Medlin played tennis for two years at San Jose State University then transferred to Northern Iowa for her last two years of eligibility. To top off her tennis career, Medlin was name Missouri Valley Conference Player of the Year as a senior in 2015.

Her experience, however, was not as glamorous as she expected.

“It was definitely a learning experience. I wouldn’t say I had the typical dream of what you expect in college athletics,” Medlin said. “I went through five coaches and I was a transfer, but I learned a lot about myself and I competed my butt off. I reached some goals I never thought possible and I got to do all of that playing a sport I love and grew up with.”

An abundance of coaches and change in scenery once again forced Medlin to rely on the backbone of her first love while simultaneously sparking more interest in taking on the role of a leader. A passion for a new turn of leadership ignited the journey she seemed destined to embark on.

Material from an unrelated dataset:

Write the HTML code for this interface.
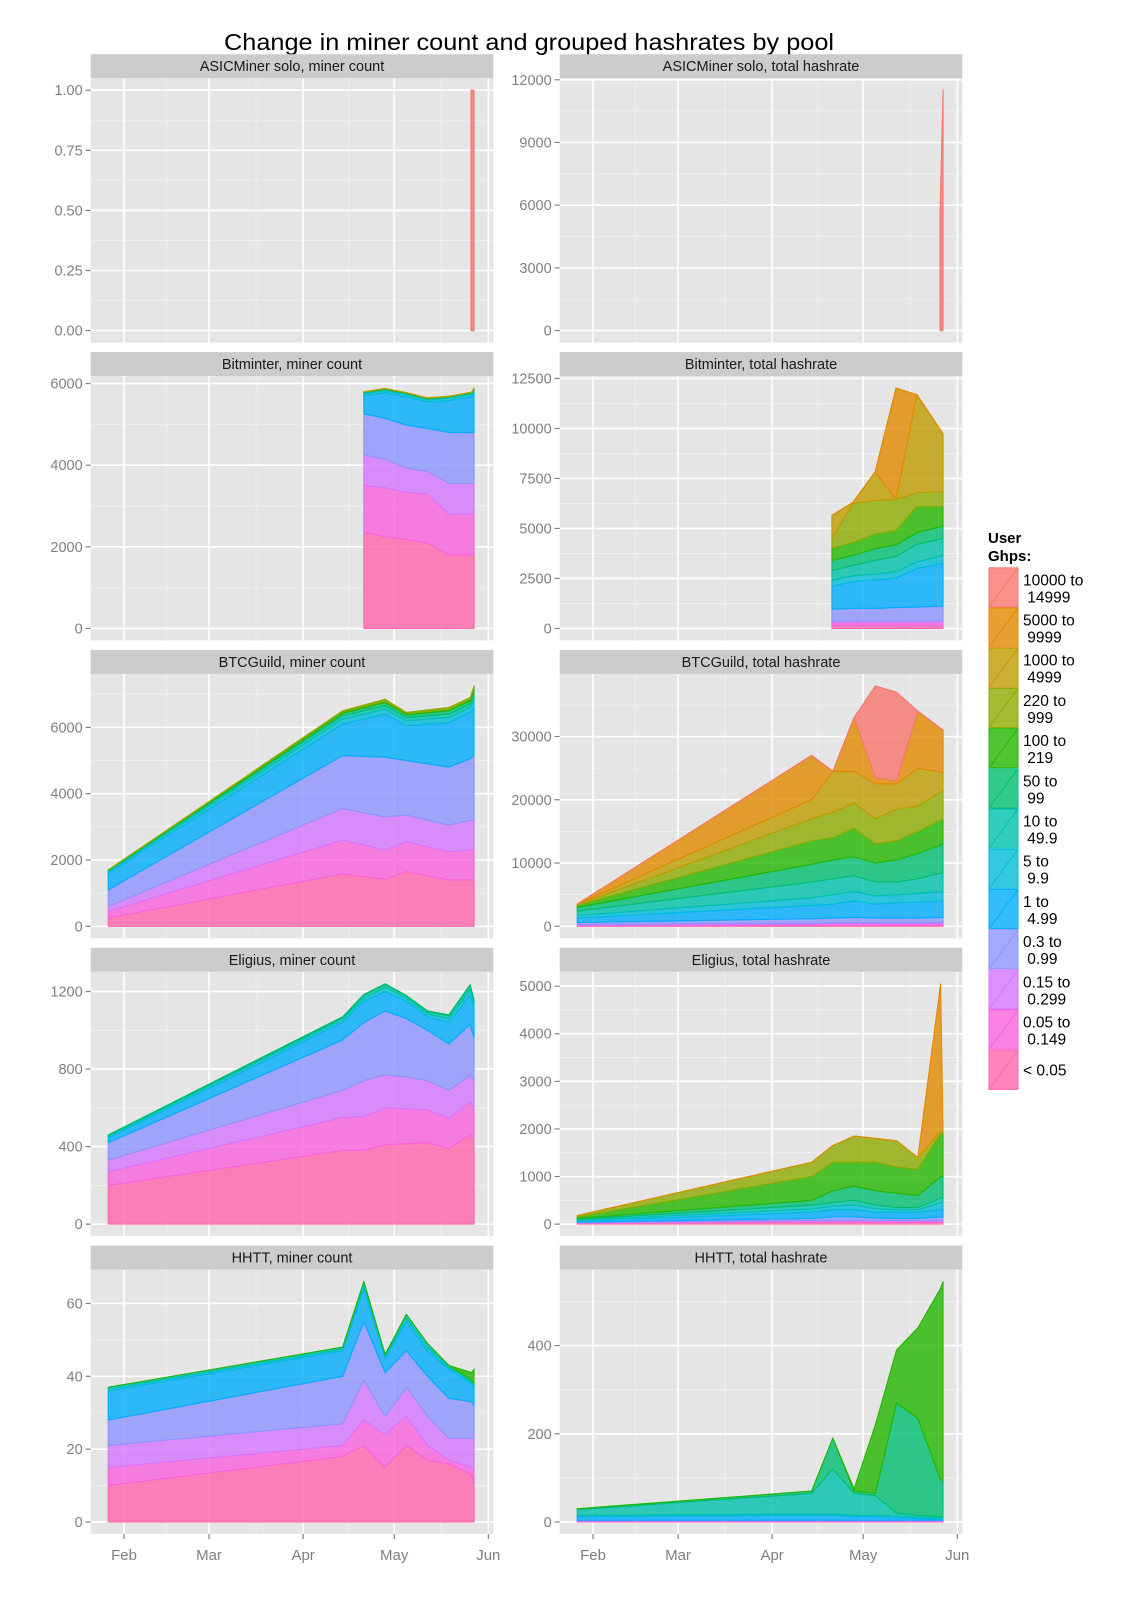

Upon graduating, Medlin followed her instincts and continued along a path that had been familiar her whole life.

“I knew I still liked tennis and I knew I wanted to do something where I could be active,” Medlin said.

Despite fears of confidence in the field and a questionable ability to surpass male counterparts, Medline dove head first into a graduate assistant position at Northern Arizona University while receiving her second degree.


Working up the ranks of coaching is difficult for a man, and can seem impossible for a woman. With a slowly evolving society in the coaching community, females must perfect their coaching craft over many years in order to be considered as a hire over a plethora of male candidates.

Medlin’s fearlessness in her pursuit to the top sparked interest in the tennis coaching world.

After only a year as a graduate assistant at NAU, CSU head coach Jarod Camerota turned to Medlin over male prospects as a full-time assistant coach in the summer of 2016.

Medlin’s hire labeled her as CSU’s second-ever full-time assistant coach, another momentous victory for females in the athletic community.

During her first year as a coach, Medlin assisted leading the Rams to nine spring victories, the team’s most victories since 2011.

“A big setback for myself was the confidence of being in more a leadership position and becoming a role model,” Medlin said. “It is a male-dominated field and so being able to have the backbone to stand up to some of the male-dominated areas is awesome, and just letting them know that I can be just as much of a role model too.”

Being a trailblazer in the coaching  community comes with responsibility, but ultimately proves to be rewarding.

Erica Medlin, assistant coach, gives a high five to Solene Crawely on April 16, 2018. (Julia Bailey | Collegian)

“It is a very inspiring job because I can help young women like myself in college,” Medlin added. “It’s a big deal that they are starting to bring on more paid female coaches.”

This season, Medlin has helped coach the Rams to 10 spring victories. With two more matches in the regular season, the Rams can achieve their best record since the 2004-05 season.

With continued success and domination by female coaches, one can hope to see a change in the next years for more females to take on leadership roles in athletics.

The door is wide open for those courageous enough like Medlin to take these big steps for women everywhere.